Work required =>
Write the data out again exactly, dropping any images it holds.

^^^^^^^^

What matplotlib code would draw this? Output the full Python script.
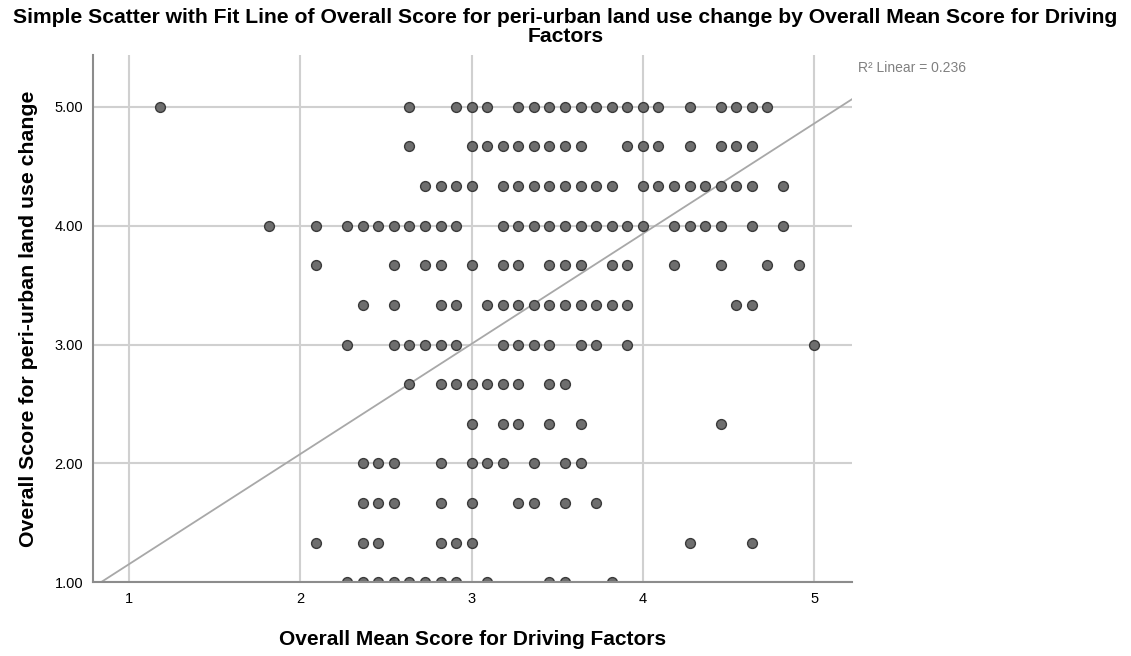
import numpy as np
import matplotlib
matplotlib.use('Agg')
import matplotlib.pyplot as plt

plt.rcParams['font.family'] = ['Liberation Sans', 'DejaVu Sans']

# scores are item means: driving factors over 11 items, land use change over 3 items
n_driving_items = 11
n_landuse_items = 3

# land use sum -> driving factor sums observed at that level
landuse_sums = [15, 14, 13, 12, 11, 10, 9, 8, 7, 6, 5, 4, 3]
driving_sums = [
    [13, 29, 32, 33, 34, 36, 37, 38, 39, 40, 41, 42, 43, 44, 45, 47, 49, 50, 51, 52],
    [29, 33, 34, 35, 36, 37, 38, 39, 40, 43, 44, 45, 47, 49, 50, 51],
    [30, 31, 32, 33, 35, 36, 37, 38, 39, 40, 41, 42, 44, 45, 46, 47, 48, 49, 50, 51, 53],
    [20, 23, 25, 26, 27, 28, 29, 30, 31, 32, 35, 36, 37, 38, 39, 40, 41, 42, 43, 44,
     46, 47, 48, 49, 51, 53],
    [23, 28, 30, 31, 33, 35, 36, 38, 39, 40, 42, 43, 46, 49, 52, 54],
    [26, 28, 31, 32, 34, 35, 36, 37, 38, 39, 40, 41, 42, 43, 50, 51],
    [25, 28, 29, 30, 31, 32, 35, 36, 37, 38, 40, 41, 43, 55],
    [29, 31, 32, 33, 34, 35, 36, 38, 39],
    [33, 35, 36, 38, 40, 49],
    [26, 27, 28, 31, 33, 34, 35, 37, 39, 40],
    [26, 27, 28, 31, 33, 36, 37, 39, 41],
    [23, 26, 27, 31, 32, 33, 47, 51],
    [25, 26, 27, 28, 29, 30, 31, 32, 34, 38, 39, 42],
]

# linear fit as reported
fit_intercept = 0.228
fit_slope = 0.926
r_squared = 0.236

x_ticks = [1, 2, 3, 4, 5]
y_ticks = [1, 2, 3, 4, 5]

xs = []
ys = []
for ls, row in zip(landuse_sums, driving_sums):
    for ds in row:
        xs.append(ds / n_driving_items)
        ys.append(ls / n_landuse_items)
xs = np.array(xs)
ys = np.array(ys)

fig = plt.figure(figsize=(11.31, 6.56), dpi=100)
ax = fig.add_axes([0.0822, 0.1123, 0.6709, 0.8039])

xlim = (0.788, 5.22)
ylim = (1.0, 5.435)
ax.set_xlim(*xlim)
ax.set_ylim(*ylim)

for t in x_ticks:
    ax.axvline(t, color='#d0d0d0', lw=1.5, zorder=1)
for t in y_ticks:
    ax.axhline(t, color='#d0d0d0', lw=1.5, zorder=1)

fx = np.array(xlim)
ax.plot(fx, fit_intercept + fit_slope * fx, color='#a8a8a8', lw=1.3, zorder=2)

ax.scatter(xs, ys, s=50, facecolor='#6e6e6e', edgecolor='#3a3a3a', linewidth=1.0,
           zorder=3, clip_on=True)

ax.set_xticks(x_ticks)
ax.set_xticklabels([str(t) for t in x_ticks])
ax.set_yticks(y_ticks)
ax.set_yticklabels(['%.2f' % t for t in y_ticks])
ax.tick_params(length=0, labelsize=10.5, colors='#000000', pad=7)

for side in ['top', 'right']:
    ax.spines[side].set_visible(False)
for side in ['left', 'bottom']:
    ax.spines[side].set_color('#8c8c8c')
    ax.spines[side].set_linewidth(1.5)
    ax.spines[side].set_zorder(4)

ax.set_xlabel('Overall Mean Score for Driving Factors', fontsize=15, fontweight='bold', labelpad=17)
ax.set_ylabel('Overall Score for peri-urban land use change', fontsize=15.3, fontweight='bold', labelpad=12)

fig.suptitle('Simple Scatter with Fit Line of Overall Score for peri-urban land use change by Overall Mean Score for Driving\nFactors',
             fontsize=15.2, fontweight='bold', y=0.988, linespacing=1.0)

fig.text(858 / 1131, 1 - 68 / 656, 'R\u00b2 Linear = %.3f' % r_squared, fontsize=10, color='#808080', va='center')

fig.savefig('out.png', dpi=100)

^^^^^^^^

Solution for this problem =>
What matplotlib code would draw this? Output the full Python script.
import numpy as np
import matplotlib
matplotlib.use('Agg')
import matplotlib.pyplot as plt

plt.rcParams['font.family'] = ['Liberation Sans', 'DejaVu Sans']

# scores are item means: driving factors over 11 items, land use change over 3 items
n_driving_items = 11
n_landuse_items = 3

# land use sum -> driving factor sums observed at that level
landuse_sums = [15, 14, 13, 12, 11, 10, 9, 8, 7, 6, 5, 4, 3]
driving_sums = [
    [13, 29, 32, 33, 34, 36, 37, 38, 39, 40, 41, 42, 43, 44, 45, 47, 49, 50, 51, 52],
    [29, 33, 34, 35, 36, 37, 38, 39, 40, 43, 44, 45, 47, 49, 50, 51],
    [30, 31, 32, 33, 35, 36, 37, 38, 39, 40, 41, 42, 44, 45, 46, 47, 48, 49, 50, 51, 53],
    [20, 23, 25, 26, 27, 28, 29, 30, 31, 32, 35, 36, 37, 38, 39, 40, 41, 42, 43, 44,
     46, 47, 48, 49, 51, 53],
    [23, 28, 30, 31, 33, 35, 36, 38, 39, 40, 42, 43, 46, 49, 52, 54],
    [26, 28, 31, 32, 34, 35, 36, 37, 38, 39, 40, 41, 42, 43, 50, 51],
    [25, 28, 29, 30, 31, 32, 35, 36, 37, 38, 40, 41, 43, 55],
    [29, 31, 32, 33, 34, 35, 36, 38, 39],
    [33, 35, 36, 38, 40, 49],
    [26, 27, 28, 31, 33, 34, 35, 37, 39, 40],
    [26, 27, 28, 31, 33, 36, 37, 39, 41],
    [23, 26, 27, 31, 32, 33, 47, 51],
    [25, 26, 27, 28, 29, 30, 31, 32, 34, 38, 39, 42],
]

# linear fit as reported
fit_intercept = 0.228
fit_slope = 0.926
r_squared = 0.236

x_ticks = [1, 2, 3, 4, 5]
y_ticks = [1, 2, 3, 4, 5]

xs = []
ys = []
for ls, row in zip(landuse_sums, driving_sums):
    for ds in row:
        xs.append(ds / n_driving_items)
        ys.append(ls / n_landuse_items)
xs = np.array(xs)
ys = np.array(ys)

fig = plt.figure(figsize=(11.31, 6.56), dpi=100)
ax = fig.add_axes([0.0822, 0.1123, 0.6709, 0.8039])

xlim = (0.788, 5.22)
ylim = (1.0, 5.435)
ax.set_xlim(*xlim)
ax.set_ylim(*ylim)

for t in x_ticks:
    ax.axvline(t, color='#d0d0d0', lw=1.5, zorder=1)
for t in y_ticks:
    ax.axhline(t, color='#d0d0d0', lw=1.5, zorder=1)

fx = np.array(xlim)
ax.plot(fx, fit_intercept + fit_slope * fx, color='#a8a8a8', lw=1.3, zorder=2)

ax.scatter(xs, ys, s=50, facecolor='#6e6e6e', edgecolor='#3a3a3a', linewidth=1.0,
           zorder=3, clip_on=True)

ax.set_xticks(x_ticks)
ax.set_xticklabels([str(t) for t in x_ticks])
ax.set_yticks(y_ticks)
ax.set_yticklabels(['%.2f' % t for t in y_ticks])
ax.tick_params(length=0, labelsize=10.5, colors='#000000', pad=7)

for side in ['top', 'right']:
    ax.spines[side].set_visible(False)
for side in ['left', 'bottom']:
    ax.spines[side].set_color('#8c8c8c')
    ax.spines[side].set_linewidth(1.5)
    ax.spines[side].set_zorder(4)

ax.set_xlabel('Overall Mean Score for Driving Factors', fontsize=15, fontweight='bold', labelpad=17)
ax.set_ylabel('Overall Score for peri-urban land use change', fontsize=15.3, fontweight='bold', labelpad=12)

fig.suptitle('Simple Scatter with Fit Line of Overall Score for peri-urban land use change by Overall Mean Score for Driving\nFactors',
             fontsize=15.2, fontweight='bold', y=0.988, linespacing=1.0)

fig.text(858 / 1131, 1 - 68 / 656, 'R\u00b2 Linear = %.3f' % r_squared, fontsize=10, color='#808080', va='center')

fig.savefig('out.png', dpi=100)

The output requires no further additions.